Coregonas wrote:In a instant all a regiment can be in the first line, but for instance not ALL regiments of the division are firing at the same time.
This simplification is not far from reality as it is.
Edit->
400 men in a 2 rank line vs 1000 men in a 5 rank line
400 men fire less, but have more chances to hit. (x2,5 objectives )
1000 men fire more, but less chances to hit (x 0,4 objectives)
Yes yes its not exactly that way... but... some compensation is really.![]()
I disagree on these numbers.
Front lines are 200 men long. Of course I cannot consider that the front line will stop all shots, and that missing shots won't hit someone backward.
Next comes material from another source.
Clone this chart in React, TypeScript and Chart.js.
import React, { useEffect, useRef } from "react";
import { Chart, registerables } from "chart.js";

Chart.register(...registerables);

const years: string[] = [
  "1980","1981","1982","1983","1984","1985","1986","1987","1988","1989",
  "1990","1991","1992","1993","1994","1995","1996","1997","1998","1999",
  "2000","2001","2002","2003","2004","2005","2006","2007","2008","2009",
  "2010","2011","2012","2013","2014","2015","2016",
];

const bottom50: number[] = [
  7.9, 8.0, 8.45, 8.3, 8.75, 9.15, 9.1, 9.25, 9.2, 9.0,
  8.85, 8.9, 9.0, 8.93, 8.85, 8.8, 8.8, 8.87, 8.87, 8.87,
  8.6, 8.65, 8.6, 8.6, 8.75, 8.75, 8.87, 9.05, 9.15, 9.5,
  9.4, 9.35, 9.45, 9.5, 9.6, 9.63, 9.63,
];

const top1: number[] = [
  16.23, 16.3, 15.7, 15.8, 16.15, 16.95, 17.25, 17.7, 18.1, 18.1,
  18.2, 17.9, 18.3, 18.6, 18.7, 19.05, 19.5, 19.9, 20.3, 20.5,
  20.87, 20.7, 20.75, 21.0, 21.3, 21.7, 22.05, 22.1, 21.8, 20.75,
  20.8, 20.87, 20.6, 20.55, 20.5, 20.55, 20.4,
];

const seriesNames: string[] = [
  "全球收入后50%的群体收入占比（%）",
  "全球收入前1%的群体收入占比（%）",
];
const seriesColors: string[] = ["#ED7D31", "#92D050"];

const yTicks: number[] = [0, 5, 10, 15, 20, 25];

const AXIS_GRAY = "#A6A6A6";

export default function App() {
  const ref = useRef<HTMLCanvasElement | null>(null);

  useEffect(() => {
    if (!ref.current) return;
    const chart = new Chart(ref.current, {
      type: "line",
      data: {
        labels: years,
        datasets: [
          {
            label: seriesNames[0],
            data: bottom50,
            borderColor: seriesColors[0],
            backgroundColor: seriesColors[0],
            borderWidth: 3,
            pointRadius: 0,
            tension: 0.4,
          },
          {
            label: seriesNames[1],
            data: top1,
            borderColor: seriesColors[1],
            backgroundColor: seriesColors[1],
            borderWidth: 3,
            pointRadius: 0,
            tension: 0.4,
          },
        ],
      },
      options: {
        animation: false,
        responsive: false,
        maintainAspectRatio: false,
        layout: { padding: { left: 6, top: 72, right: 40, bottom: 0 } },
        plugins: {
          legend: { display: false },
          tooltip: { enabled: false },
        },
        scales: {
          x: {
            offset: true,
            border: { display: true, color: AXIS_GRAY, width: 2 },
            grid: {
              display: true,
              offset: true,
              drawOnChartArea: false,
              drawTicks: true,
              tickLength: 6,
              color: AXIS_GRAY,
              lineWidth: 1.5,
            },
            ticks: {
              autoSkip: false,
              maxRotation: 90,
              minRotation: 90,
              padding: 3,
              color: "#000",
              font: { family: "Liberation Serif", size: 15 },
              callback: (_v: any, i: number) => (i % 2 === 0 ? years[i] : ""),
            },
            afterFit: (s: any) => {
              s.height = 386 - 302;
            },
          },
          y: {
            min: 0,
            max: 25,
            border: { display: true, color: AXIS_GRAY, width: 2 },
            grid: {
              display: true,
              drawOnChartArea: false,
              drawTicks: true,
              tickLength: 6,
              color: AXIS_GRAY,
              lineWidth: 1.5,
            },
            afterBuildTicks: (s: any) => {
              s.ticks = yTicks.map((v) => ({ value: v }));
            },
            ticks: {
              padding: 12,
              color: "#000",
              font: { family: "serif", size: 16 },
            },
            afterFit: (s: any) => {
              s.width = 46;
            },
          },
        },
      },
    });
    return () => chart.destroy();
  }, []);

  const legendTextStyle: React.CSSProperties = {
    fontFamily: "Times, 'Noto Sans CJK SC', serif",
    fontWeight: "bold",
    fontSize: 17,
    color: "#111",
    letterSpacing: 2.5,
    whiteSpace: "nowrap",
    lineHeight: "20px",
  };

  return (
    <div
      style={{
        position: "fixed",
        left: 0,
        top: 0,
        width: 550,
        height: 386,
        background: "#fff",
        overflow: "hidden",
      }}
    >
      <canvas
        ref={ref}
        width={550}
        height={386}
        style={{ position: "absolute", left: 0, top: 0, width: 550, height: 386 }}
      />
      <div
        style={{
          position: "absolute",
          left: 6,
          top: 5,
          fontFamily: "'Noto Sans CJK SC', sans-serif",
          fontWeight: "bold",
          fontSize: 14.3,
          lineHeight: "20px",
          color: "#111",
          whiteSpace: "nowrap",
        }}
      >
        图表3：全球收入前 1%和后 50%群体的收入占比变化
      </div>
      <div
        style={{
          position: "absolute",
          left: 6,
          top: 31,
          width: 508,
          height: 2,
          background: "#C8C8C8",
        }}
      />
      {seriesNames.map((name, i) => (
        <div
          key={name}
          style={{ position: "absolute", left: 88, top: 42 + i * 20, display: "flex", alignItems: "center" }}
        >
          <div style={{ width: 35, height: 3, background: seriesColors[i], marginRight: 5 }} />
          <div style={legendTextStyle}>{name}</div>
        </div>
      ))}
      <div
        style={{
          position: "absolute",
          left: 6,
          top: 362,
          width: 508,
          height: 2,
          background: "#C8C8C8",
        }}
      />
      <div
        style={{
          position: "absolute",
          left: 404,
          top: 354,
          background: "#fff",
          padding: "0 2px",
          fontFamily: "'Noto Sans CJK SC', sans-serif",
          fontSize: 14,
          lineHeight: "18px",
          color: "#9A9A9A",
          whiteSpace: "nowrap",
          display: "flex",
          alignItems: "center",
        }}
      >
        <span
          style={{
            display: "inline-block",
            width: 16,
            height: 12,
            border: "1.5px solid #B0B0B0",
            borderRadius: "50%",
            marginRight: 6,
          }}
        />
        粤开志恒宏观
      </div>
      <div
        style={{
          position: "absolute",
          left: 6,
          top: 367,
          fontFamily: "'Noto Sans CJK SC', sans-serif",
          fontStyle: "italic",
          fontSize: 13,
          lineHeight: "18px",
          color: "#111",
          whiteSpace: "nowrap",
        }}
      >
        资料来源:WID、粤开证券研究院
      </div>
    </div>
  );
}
But you cannot consider either that there are more objectives in 5 rank lines than in 2. The truth is probably somewhere in the middle of these values. And that is in clear areas, with everyone standing up.
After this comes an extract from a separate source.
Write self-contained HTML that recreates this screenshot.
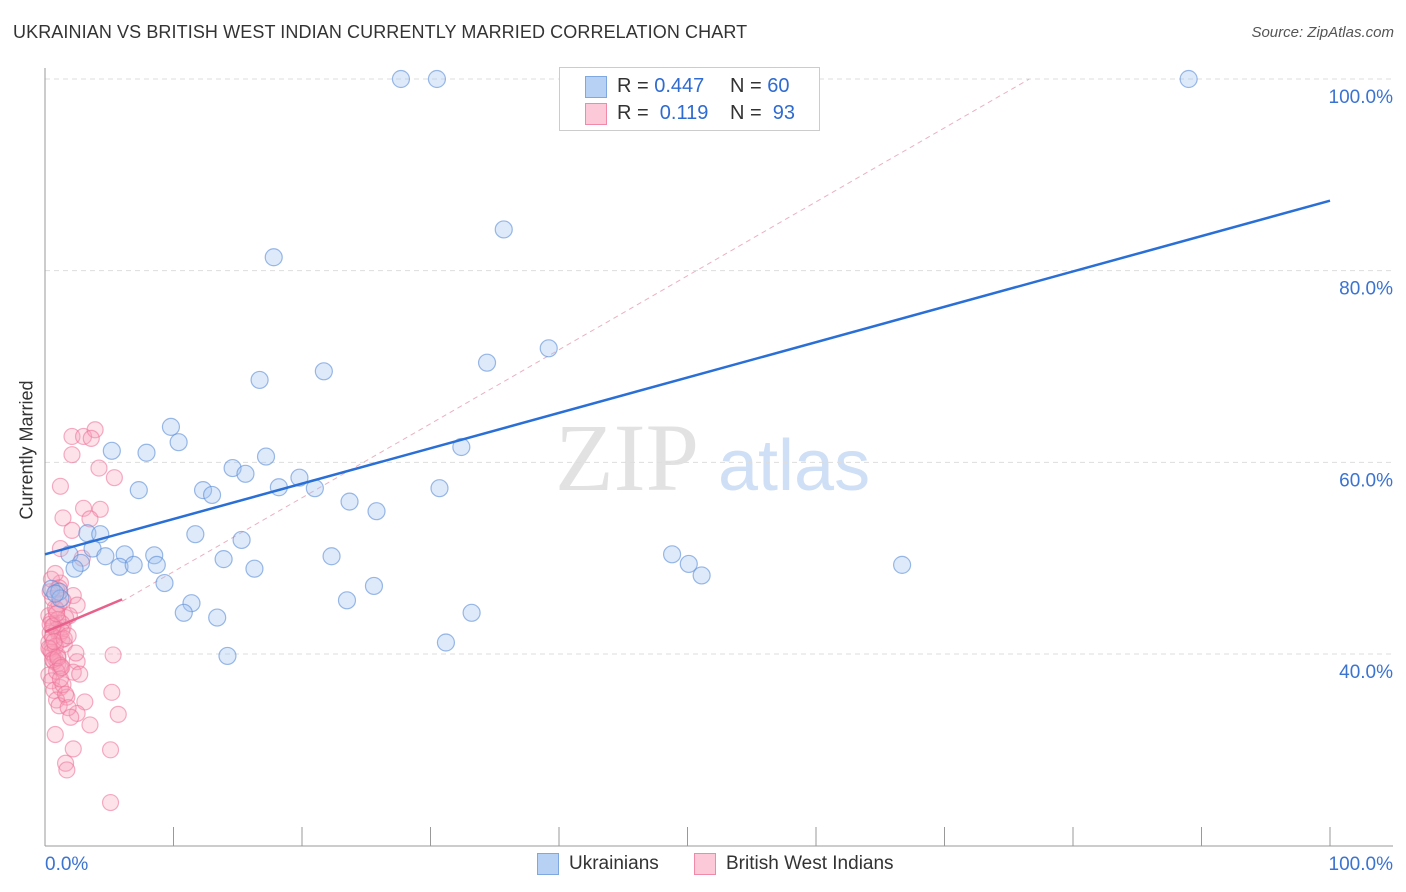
<!DOCTYPE html>
<html><head><meta charset="utf-8">
<style>
body{margin:0;background:#fff;font-family:"Liberation Sans",sans-serif;}
#wrap{position:relative;width:1406px;height:892px;overflow:hidden;}
.t{position:absolute;white-space:nowrap;}
</style></head>
<body>
<div id="wrap">
<div class="t" style="left:13px;top:22px;font-size:18px;color:#333;letter-spacing:0.1px">UKRAINIAN VS BRITISH WEST INDIAN CURRENTLY MARRIED CORRELATION CHART</div>
<div class="t" style="right:12px;top:24px;font-size:15px;color:#555;font-style:italic">Source: ZipAtlas.com</div>
<div class="t" style="left:-38px;top:444px;font-size:18px;color:#333;transform:rotate(-90deg);transform-origin:center;width:130px;text-align:center">Currently Married</div>
<svg id="svg" width="1406" height="892" style="position:absolute;left:0;top:0"></svg>
<div style="position:absolute;left:559px;top:67px;width:259px;height:62px;border:1px solid #ccc;background:#fff">
  <div style="position:absolute;left:25px;top:8px;width:20px;height:20px;background:#b7d1f5;border:1px solid #7fa8e0"></div>
  <div class="t" style="left:57px;top:7px;font-size:20px;color:#333">R = <span style="color:#2f6bd0">0.447</span></div>
  <div class="t" style="left:170px;top:7px;font-size:20px;color:#333">N = <span style="color:#2f6bd0">60</span></div>
  <div style="position:absolute;left:25px;top:35px;width:20px;height:20px;background:#fbc9d7;border:1px solid #f08aa8"></div>
  <div class="t" style="left:57px;top:34px;font-size:20px;color:#333">R = &nbsp;<span style="color:#2f6bd0">0.119</span></div>
  <div class="t" style="left:170px;top:34px;font-size:20px;color:#333">N = &nbsp;<span style="color:#2f6bd0">93</span></div>
</div>
<div style="position:absolute;left:537px;top:853px">
  <div style="position:absolute;left:0;top:0;width:20px;height:20px;background:#b7d1f5;border:1px solid #7fa8e0"></div>
  <div class="t" style="left:32px;top:0;font-size:19px;color:#333">Ukrainians</div></div>
<div style="position:absolute;left:694px;top:853px">
  <div style="position:absolute;left:0;top:0;width:20px;height:20px;background:#fbc9d7;border:1px solid #f08aa8"></div>
  <div class="t" style="left:32px;top:0;font-size:19px;color:#333">British West Indians</div></div>
</div>
<script>
const xTicks=[0,10,20,30,40,50,60,70,80,90,100];
const yTicks=[40,60,80,100];
const yTickLabels=["40.0%","60.0%","80.0%","100.0%"];
const xEndLabels=["0.0%","100.0%"];
const blueX=[27.7,30.5,89,35.7,17.8,39.2,34.4,21.7,16.7,9.8,10.4,5.2,7.9,32.4,17.2,14.6,15.6,19.8,7.3,12.3,13,18.2,21,30.7,23.7,25.8,3.3,11.7,4.3,15.3,3.7,1.9,6.2,8.5,4.7,22.3,13.9,2.8,5.8,6.9,8.7,16.3,48.8,50.1,51.1,66.7,2.3,9.3,25.6,0.5,1.1,11.4,10.8,23.5,33.2,13.4,31.2,14.2,1.2,0.8];
const blueY=[100,100,100,84.3,81.4,71.9,70.4,69.5,68.6,63.7,62.1,61.2,61,61.6,60.6,59.4,58.8,58.4,57.1,57.1,56.6,57.4,57.3,57.3,55.9,54.9,52.6,52.5,52.5,51.9,51,50.4,50.4,50.3,50.2,50.2,49.9,49.5,49.1,49.3,49.3,48.9,50.4,49.4,48.2,49.3,48.9,47.4,47.1,46.8,46.5,45.3,44.3,45.6,44.3,43.8,41.2,39.8,45.8,46.3];
const pinkX=[2.1,3,3.9,3.6,2.1,4.2,5.4,1.2,3,4.3,1.4,3.5,2.1,1.2,2.9,1.2,0.9,2.2,2.5,1.9,5.3,2.5,2.2,5.2,5.7,3.1,1.2,1.7,2.5,3.5,0.8,2.2,5.1,1.6,1.7,5.1,
0.3,0.5,0.7,0.9,1.1,1.3,1.5,0.4,0.6,0.8,1,1.2,1.4,1.6,0.3,0.5,0.7,0.9,1.1,1.3,0.4,0.6,0.8,1,1.2,0.3,0.5,0.7,0.9,1.1,1.4,0.4,0.6,0.8,1,1.3,1.5,0.3,0.6,0.9,1.2,1.6,1.8,2,0.5,0.8,1.1,1.4,0.4,0.7,1,1.3,0.6,0.9,1.8,2.4,2.7];
const pinkY=[62.7,62.7,63.4,62.5,60.8,59.4,58.4,57.5,55.2,55.1,54.2,54.1,52.9,51,50,47.4,46.7,46.1,45.1,44,39.9,39.2,38.1,36,33.7,35,36.5,35.5,33.8,32.6,31.6,30.1,30,28.6,27.9,24.5,
44,43.5,43,42.5,42,41.5,41,40.5,40,39.5,39,38.5,42.8,43.8,41.2,40.2,39.2,44.6,45.2,43.2,42.2,41.8,40.8,39.8,38.8,37.8,37.2,36.2,35.2,34.6,36.8,46.5,45.8,44.8,43.6,42.4,41.6,40.6,39.4,38.2,37.4,35.8,34.4,33.4,47.8,48.4,46.9,45.6,43.1,41.3,39.6,38.6,42.9,44.2,41.9,40.1,37.9];
const X0=45,X1=1330,Y100=79,Y40=654;
const sx=v=>X0+(X1-X0)*v/100;
const sy=v=>Y40+(Y100-Y40)*(v-40)/60;
const svg=document.getElementById('svg');const NS='http://www.w3.org/2000/svg';
function mk(t,a){const e=document.createElementNS(NS,t);for(const k in a)e.setAttribute(k,a[k]);svg.appendChild(e);return e;}
// watermark
let w=mk('text',{x:555,y:490,'font-size':96,fill:'#e2e2e2','font-family':'Liberation Serif,serif'});w.textContent='ZIP';


let w2=mk('text',{x:718,y:490,'font-size':72,fill:'#cfdff5','font-family':'Liberation Sans,sans-serif'});w2.textContent='atlas';


yTicks.forEach((v,i)=>{
 const g=mk('line',{x1:X0,x2:1393,y1:sy(v),y2:sy(v),stroke:'#ddd','stroke-dasharray':'5,4'});
 
 
 const t=mk('text',{x:1393,y:sy(v)+24,'text-anchor':'end','font-size':19,fill:'#3b73d1','font-family':'Liberation Sans,sans-serif'});t.textContent=yTickLabels[i];
 
 
});
const ax=mk('line',{x1:X0,x2:X0,y1:68,y2:846,stroke:'#999'});


const bx=mk('line',{x1:X0,x2:1393,y1:846,y2:846,stroke:'#999'});


xTicks.forEach(v=>{const t=mk('line',{x1:sx(v),x2:sx(v),y1:827,y2:846,stroke:'#999'});
 
 });
[[0,'start'],[100,'end']].forEach((p,i)=>{const t=mk('text',{x:i?1393:45,y:870,'text-anchor':p[1],'font-size':19,fill:'#3b73d1','font-family':'Liberation Sans,sans-serif'});t.textContent=xEndLabels[i];
 
 });
// dashed reference
const d=mk('line',{x1:sx(6),x2:sx(76.6),y1:sy(45.5),y2:sy(100),stroke:'#ebb0c0','stroke-dasharray':'5,4','stroke-width':1});


pinkX.forEach((x,i)=>{const c=mk('circle',{cx:sx(x),cy:sy(pinkY[i]),r:8,fill:'rgba(247,160,185,0.3)',stroke:'rgba(236,110,150,0.55)','stroke-width':1.2});
 
 });
blueX.forEach((x,i)=>{const c=mk('circle',{cx:sx(x),cy:sy(blueY[i]),r:8.5,fill:'rgba(160,195,240,0.35)',stroke:'rgba(90,140,215,0.6)','stroke-width':1.2});
 
 });
const bl=mk('line',{x1:sx(0),y1:sy(50.4),x2:sx(100),y2:sy(87.3),stroke:'#2a6fd6','stroke-width':2.5});


const pl=mk('line',{x1:sx(0),y1:sy(42.3),x2:sx(6),y2:sy(45.7),stroke:'#e8608c','stroke-width':2.5});


</script>
</body></html>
Use a wall or trenches to protect the men, with only one line of 200 men visible at a time, and you get back to a balanced chance of shooting.
Another thing thinking about it is the loss of cohesion and disorganisation. Managing 5 ranks is more complicated than 2, because people would get to bump each other more while moving backward to reload.
Full units of 1000 men should have a bigger cohesion loss than incomplete units (where "survivors" know more each other and who has to do what).